▸ REQUEST: Omit every picture, and retype the lines that run from the beginning of the data below through the line containing "multiple economic cycles</div>", inclusive.
• • • • •
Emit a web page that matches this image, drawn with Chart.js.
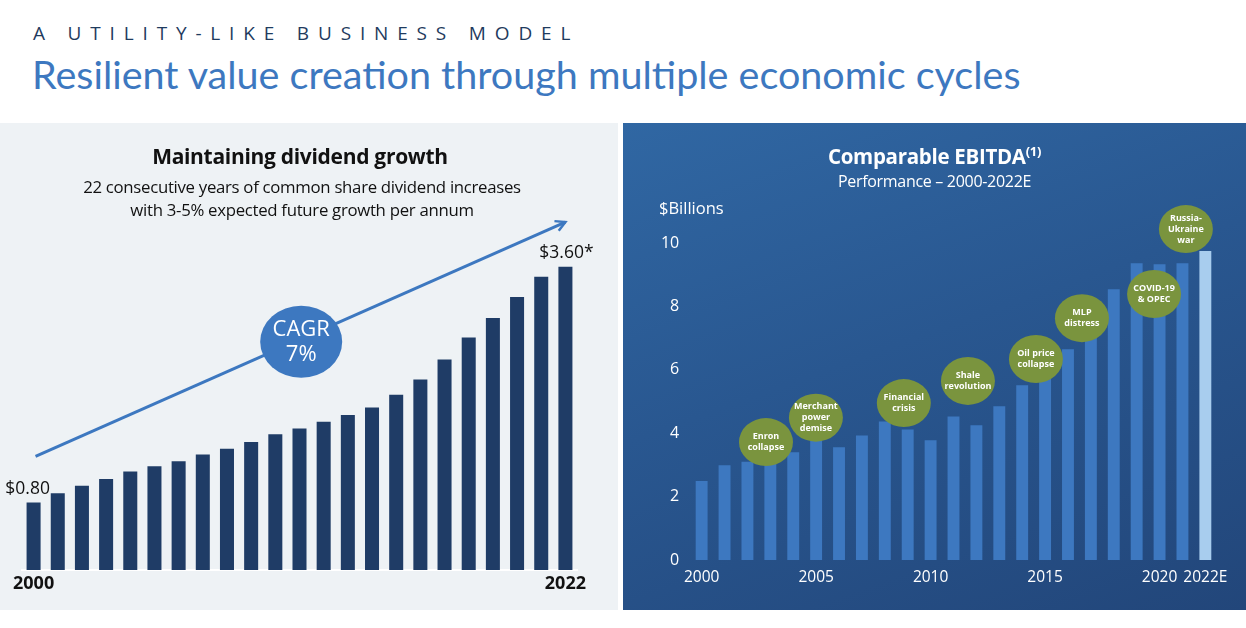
<!DOCTYPE html>
<html>
<head>
<meta charset="utf-8">
<script src="https://cdn.jsdelivr.net/npm/chart.js@4.4.0/dist/chart.umd.min.js"></script>
<style>
  body { margin: 0; background: #fff; }
  #page { position: relative; width: 1246px; height: 628px; overflow: hidden; background: #fff; font-family: 'Open Sans', sans-serif; }
  .kicker { position: absolute; left: 33px; top: 20px; font-size: 19px; letter-spacing: 0.465em; color: #1f3b5e; font-family: 'Open Sans', sans-serif; }
  .headline { position: absolute; left: 32px; top: 50px; font-size: 39.5px; color: #3d78c0; font-family: Lato, sans-serif; }
  .panel { position: absolute; top: 123px; height: 487px; overflow: hidden; }
  #left { left: 0; width: 618px; background: #eef2f5; }
  #right { left: 623px; width: 623px; background: linear-gradient(160deg, #3067a3 0%, #295790 45%, #22467a 100%); }
  .ptitle { position: absolute; left: 0; width: 100%; text-align: center; }
  canvas { position: absolute; left: 0; top: 0; }
</style>
</head>
<body>
<div id="page">
  <div class="kicker">A UTILITY-LIKE BUSINESS MODEL</div>
  <div class="headline">Resilient value creation through multiple economic cycles</div>

  <div class="panel" id="left">
    <canvas id="divChart" width="618" height="487"></canvas>
    <div class="ptitle" style="top:19px; width:600px; font-size:21px; font-weight:700; color:#111; letter-spacing:-0.3px;">Maintaining dividend growth</div>
    <div class="ptitle" style="top:52px; width:604px; font-size:16.8px; line-height:23px; color:#111; letter-spacing:-0.3px;">22 consecutive years of common share dividend increases<br>with 3-5% expected future growth per annum</div>
  </div>

  <div class="panel" id="right">
    <canvas id="ebitdaChart" width="623" height="487"></canvas>
    <div class="ptitle" style="top:19px; font-size:20.5px; font-weight:700; color:#fff; letter-spacing:-0.3px;">Comparable EBITDA<sup style="font-size:13px; font-weight:700;">(1)</sup></div>
    <div class="ptitle" style="top:47px; font-size:16px; color:#fff; letter-spacing:-0.3px;">Performance – 2000-2022E</div>
    <div style="position:absolute; left:36px; top:73px; font-size:16.5px; color:#fff;">$Billions</div>
  </div>
</div>

<script>
// dividend per share, 2000-2022
const divYears = ['2000', '2001', '2002', '2003', '2004', '2005', '2006', '2007', '2008', '2009', '2010', '2011',
                  '2012', '2013', '2014', '2015', '2016', '2017', '2018', '2019', '2020', '2021', '2022'];
const dividends = [0.80, 0.91, 1.00, 1.08, 1.17, 1.23, 1.29, 1.37, 1.44, 1.52, 1.61, 1.68,
                   1.76, 1.84, 1.93, 2.08, 2.26, 2.50, 2.76, 2.99, 3.24, 3.48, 3.60];
const divLabelFirst = '$0.80';
const divLabelLast = '$3.60*';
const cagrText = ['CAGR', '7%'];

// comparable EBITDA, $ billions
const ebitdaYears = ['2000', '2001', '2002', '2003', '2004', '2005', '2006', '2007', '2008', '2009', '2010', '2011',
                     '2012', '2013', '2014', '2015', '2016', '2017', '2018', '2019', '2020', '2021', '2022E'];
const ebitda = [2.49, 2.99, 3.10, 3.25, 3.40, 3.78, 3.56, 3.93, 4.37, 4.12, 3.78, 4.53,
                4.25, 4.85, 5.51, 5.80, 6.65, 7.60, 8.54, 9.36, 9.33, 9.36, 9.75];
const ebitdaTickYears = ['2000', '2005', '2010', '2015', '2020', '2022E'];
const yTicks = [0, 2, 4, 6, 8, 10];

// events shown as bubbles over the bars
const eventLabels = [
    ['Enron', 'collapse'],
    ['Merchant', 'power', 'demise'],
    ['Financial', 'crisis'],
    ['Shale', 'revolution'],
    ['Oil price', 'collapse'],
    ['MLP', 'distress'],
    ['COVID-19', '& OPEC'],
    ['Russia-', 'Ukraine', 'war']
];

Chart.defaults.font.family = "'Open Sans', sans-serif";

// bubble placement in (bar index, value) terms
const eventSpots = [
    [2.81, 3.72], [4.99, 4.49], [8.83, 4.95], [11.63, 5.65],
    [14.6, 6.34], [16.61, 7.63], [19.76, 8.39], [21.15, 10.44]
];

const dividendDecor = {
    id: 'dividendDecor',
    afterDatasetsDraw(chart) {
        const ctx = chart.ctx;
        const x = chart.scales.x, y = chart.scales.y;
        const bars = chart.getDatasetMeta(0).data;

        // end labels
        ctx.save();
        ctx.fillStyle = '#111';
        ctx.font = '17.5px "Open Sans", sans-serif';
        ctx.textAlign = 'center';
        ctx.textBaseline = 'bottom';
        ctx.fillText(divLabelFirst, bars[0].x - 6, bars[0].y - 5);
        const lastBar = bars[bars.length - 1];
        ctx.fillText(divLabelLast, lastBar.x + 1, lastBar.y - 5);

        // trend arrow
        const x0 = x.getPixelForValue(0.08), y0 = y.getPixelForValue(1.35);
        const x1 = x.getPixelForValue(22.0), y1 = y.getPixelForValue(4.13);
        ctx.strokeStyle = '#3d78c0';
        ctx.lineWidth = 3;
        ctx.beginPath();
        ctx.moveTo(x0, y0);
        ctx.lineTo(x1, y1);
        ctx.stroke();
        const ang = Math.atan2(y1 - y0, x1 - x0);
        ctx.lineWidth = 2.5;
        ctx.beginPath();
        ctx.moveTo(x1 - 11 * Math.cos(ang - 0.5), y1 - 11 * Math.sin(ang - 0.5));
        ctx.lineTo(x1, y1);
        ctx.lineTo(x1 - 11 * Math.cos(ang + 0.5), y1 - 11 * Math.sin(ang + 0.5));
        ctx.stroke();

        // CAGR bubble
        const cx = x.getPixelForValue(11.07), cy = y.getPixelForValue(2.71);
        ctx.fillStyle = '#3d78c0';
        ctx.beginPath();
        ctx.ellipse(cx, cy, 41, 36, 0, 0, Math.PI * 2);
        ctx.fill();
        ctx.fillStyle = '#fff';
        ctx.font = '22px "Open Sans", sans-serif';
        ctx.textBaseline = 'middle';
        ctx.fillText(cagrText[0], cx, cy - 12);
        ctx.fillText(cagrText[1], cx, cy + 13);
        ctx.restore();
    }
};

const eventBubbles = {
    id: 'eventBubbles',
    afterDatasetsDraw(chart) {
        const ctx = chart.ctx;
        const x = chart.scales.x, y = chart.scales.y;
        ctx.save();
        eventLabels.forEach((lines, k) => {
            const cx = x.getPixelForValue(eventSpots[k][0]);
            const cy = y.getPixelForValue(eventSpots[k][1]);
            ctx.fillStyle = '#7a943e';
            ctx.beginPath();
            ctx.ellipse(cx, cy, 27, 24, 0, 0, Math.PI * 2);
            ctx.fill();
            ctx.fillStyle = '#fff';
            ctx.font = 'bold 9px "Open Sans", sans-serif';
            ctx.textAlign = 'center';
            ctx.textBaseline = 'middle';
            const lh = 11;
            lines.forEach((t, j) => {
                ctx.fillText(t, cx, cy + (j - (lines.length - 1) / 2) * lh);
            });
        });
        ctx.restore();
    }
};

new Chart(document.getElementById('divChart'), {
    type: 'bar',
    data: {
        labels: divYears,
        datasets: [{
            data: dividends,
            backgroundColor: '#1f3c66',
            categoryPercentage: 1,
            barPercentage: 0.58
        }]
    },
    options: {
        responsive: false,
        animation: false,
        layout: { padding: { left: 21.5, right: 40.5, top: 110, bottom: 10 } },
        plugins: { legend: { display: false }, tooltip: { enabled: false } },
        scales: {
            x: {
                grid: { display: false, drawTicks: false },
                border: { display: true, color: '#ffffff', width: 2 },
                afterFit: s => { s.height = 30; },
                ticks: {
                    autoSkip: false,
                    maxRotation: 0,
                    padding: 3,
                    color: '#111',
                    font: { size: 18, weight: 'bold' },
                    callback: (v, i) => (i === 0 || i === divYears.length - 1) ? divYears[i] : ''
                }
            },
            y: { display: false, min: 0, max: 4 }
        }
    },
    plugins: [dividendDecor]
});

new Chart(document.getElementById('ebitdaChart'), {
    type: 'bar',
    data: {
        labels: ebitdaYears,
        datasets: [{
            data: ebitda,
            backgroundColor: ebitdaYears.map(yr => yr.endsWith('E') ? '#a8cdee' : '#3d78c0'),
            categoryPercentage: 1,
            barPercentage: 0.52
        }]
    },
    options: {
        responsive: false,
        animation: false,
        layout: { padding: { left: 0, right: 29.2, top: 120, bottom: 20 } },
        plugins: { legend: { display: false }, tooltip: { enabled: false } },
        scales: {
            x: {
                grid: { display: false, drawTicks: false },
                border: { display: false },
                afterFit: s => { s.height = 30; },
                ticks: {
                    autoSkip: false,
                    maxRotation: 0,
                    padding: 8,
                    color: '#fff',
                    font: { size: 15.5 },
                    callback: (v, i) => ebitdaTickYears.includes(ebitdaYears[i]) ? ebitdaYears[i] : ''
                }
            },
            y: {
                min: 0,
                max: 10,
                grid: { display: false, drawTicks: false },
                border: { display: false },
                afterFit: s => { s.width = 67.2; },
                afterBuildTicks: s => { s.ticks = yTicks.map(v => ({ value: v })); },
                ticks: { padding: 11, color: '#fff', font: { size: 16 } }
            }
        }
    },
    plugins: [eventBubbles]
});
</script>
</body>
</html>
• • • • •
▸ TASK RESPONSE:
Emit a web page that matches this image, drawn with Chart.js.
<!DOCTYPE html>
<html>
<head>
<meta charset="utf-8">
<script src="https://cdn.jsdelivr.net/npm/chart.js@4.4.0/dist/chart.umd.min.js"></script>
<style>
  body { margin: 0; background: #fff; }
  #page { position: relative; width: 1246px; height: 628px; overflow: hidden; background: #fff; font-family: 'Open Sans', sans-serif; }
  .kicker { position: absolute; left: 33px; top: 20px; font-size: 19px; letter-spacing: 0.465em; color: #1f3b5e; font-family: 'Open Sans', sans-serif; }
  .headline { position: absolute; left: 32px; top: 50px; font-size: 39.5px; color: #3d78c0; font-family: Lato, sans-serif; }
  .panel { position: absolute; top: 123px; height: 487px; overflow: hidden; }
  #left { left: 0; width: 618px; background: #eef2f5; }
  #right { left: 623px; width: 623px; background: linear-gradient(160deg, #3067a3 0%, #295790 45%, #22467a 100%); }
  .ptitle { position: absolute; left: 0; width: 100%; text-align: center; }
  canvas { position: absolute; left: 0; top: 0; }
</style>
</head>
<body>
<div id="page">
  <div class="kicker">A UTILITY-LIKE BUSINESS MODEL</div>
  <div class="headline">Resilient value creation through multiple economic cycles</div>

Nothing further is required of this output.